The desired outcomes highlight four aspects of paid work: access to work, the financial return of work, quality of work, and the balance between work and other areas of life.
For most people, income from paid work is the main factor determining their material standards of living. On average, about two-thirds of total household income is derived directly from labour market income, and the figure is substantially greater for most households.42 Income saved during working life contributes to the standard of living of many retired people.
The social and personal dimensions of paid work are equally important. Ideally, work should be not only materially rewarding but contribute to other aspects of wellbeing. Meeting challenges at work can contribute to a sense of satisfaction and self-worth. In this sense, it is important people are able to get work which matches their skills and abilities.
Social contact is an important part of wellbeing. For many people, much of their social contact is through their jobs. People often gain a sense of belonging or identity from their jobs, recognising themselves and others because of the organisation they work for or the type of work they do.
Conversely, unemployment can isolate people from society and cause them to lose self-confidence. Unemployment is associated with poorer mental and physical health, and lower levels of satisfaction with life.
The quality of work is of critical importance. A meaningful job can enhance people's satisfaction with their work. An unsafe job, on the other hand, places people's wellbeing at risk.

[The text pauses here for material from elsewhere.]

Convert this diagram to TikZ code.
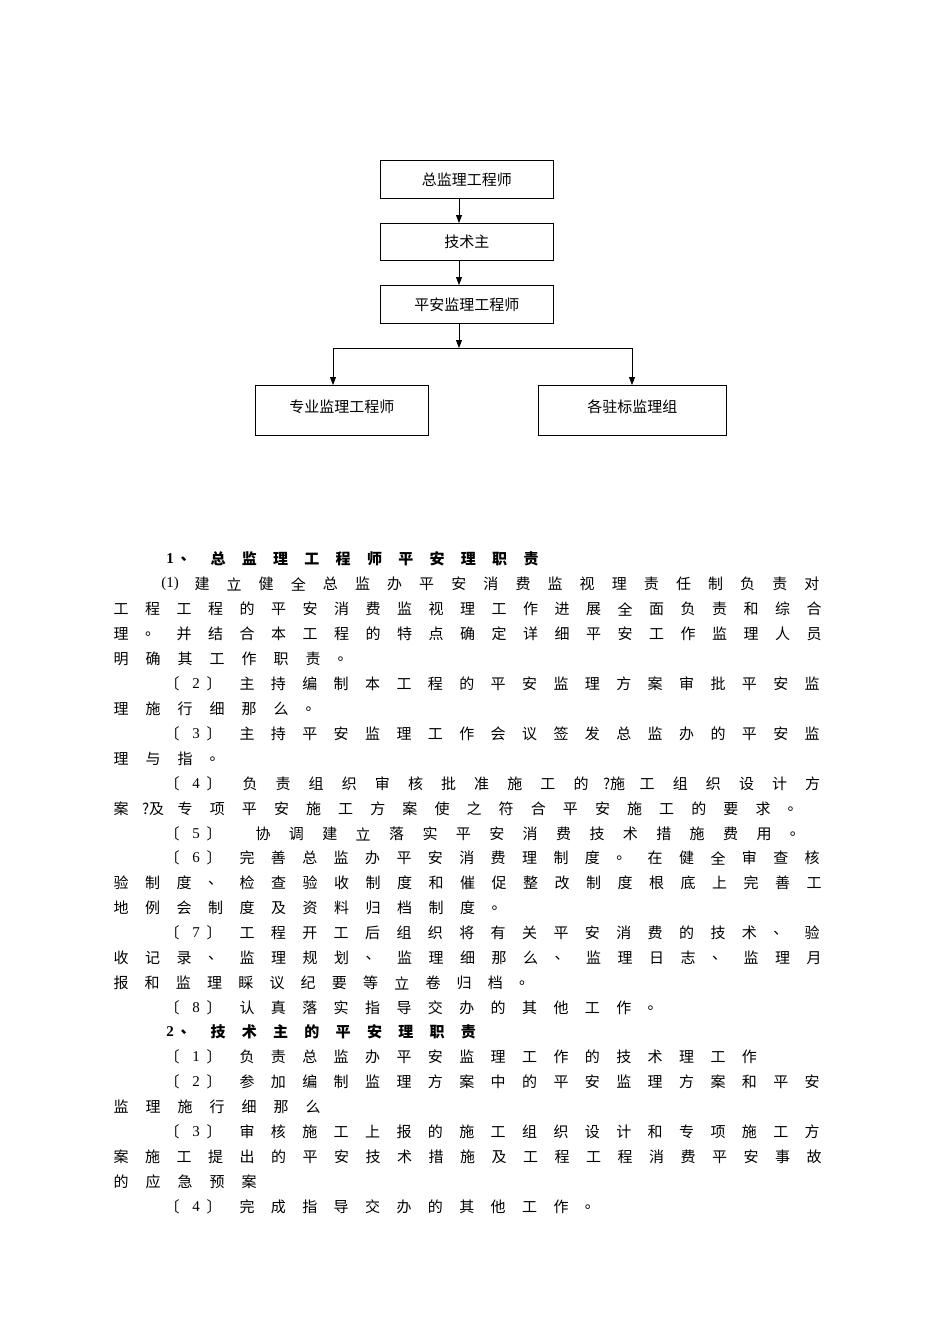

Work can also be stressful. People may be required to work longer hours than they want or need to. The desired outcomes acknowledge wellbeing is best served by maintaining a balance between paid work and other aspects of life, though where that balance lies will differ from person to person.
Five indicators are used in this chapter. They are: the unemployment rate, the employment rate, average hourly earnings from all wages and salaries, the number of workplace injury claims, and the proportion of the population in paid employment who are satisfied with their work/life balance.
Together, these indicators present a picture of people's access to employment, how financially rewarding employment is, the level of safety of employment, and the balance between work and other areas of life.
The first two indicators relate to the quantity of paid work on offer and taken up. This is affected by several factors, including economic conditions, investment decisions, migration flows, people's qualifications and abilities, and their decisions on how much time to allocate to paid work.
The first indicator is the unemployment rate. This measures the proportion of people who are out of work, actively seeking and available to take up work. This is a relatively narrow measure of unemployment but it accords closely with the OECD standard measure, allowing international comparisons. Information about long-term unemployment is also provided.
The second indicator is the employment rate. This provides an alternative picture of people's access to paid work, as it is influenced not only by the amount of work available but also by trends in labour force participation. The indicator measures the proportion of working-age people employed for one hour or more a week. Information is provided on the breakdown between full-time and part-time employment. This gives some indication of the types of work people are taking on and the overall level of employment.
The third indicator is a new indicator, and measures average hourly earnings from waged and salaried employment. The level of financial return to paid employment independent of the quantity of hours worked is central to the quality of paid work.
The fourth indicator is the rate of workplace injury claims per 1000 full-time equivalent employees. Workplace safety is important in its own right, but may also be a proxy for the quality of employment. Jobs should not pose an unreasonable risk to people's lives or physical wellbeing.
The final indicator measures the proportion of the population in paid employment who are satisfied with their work/life balance. This is a new measure for The Social Report 2004 and replaces the indicator in last year's report of the proportion of the population in paid employment working 50 hours or more.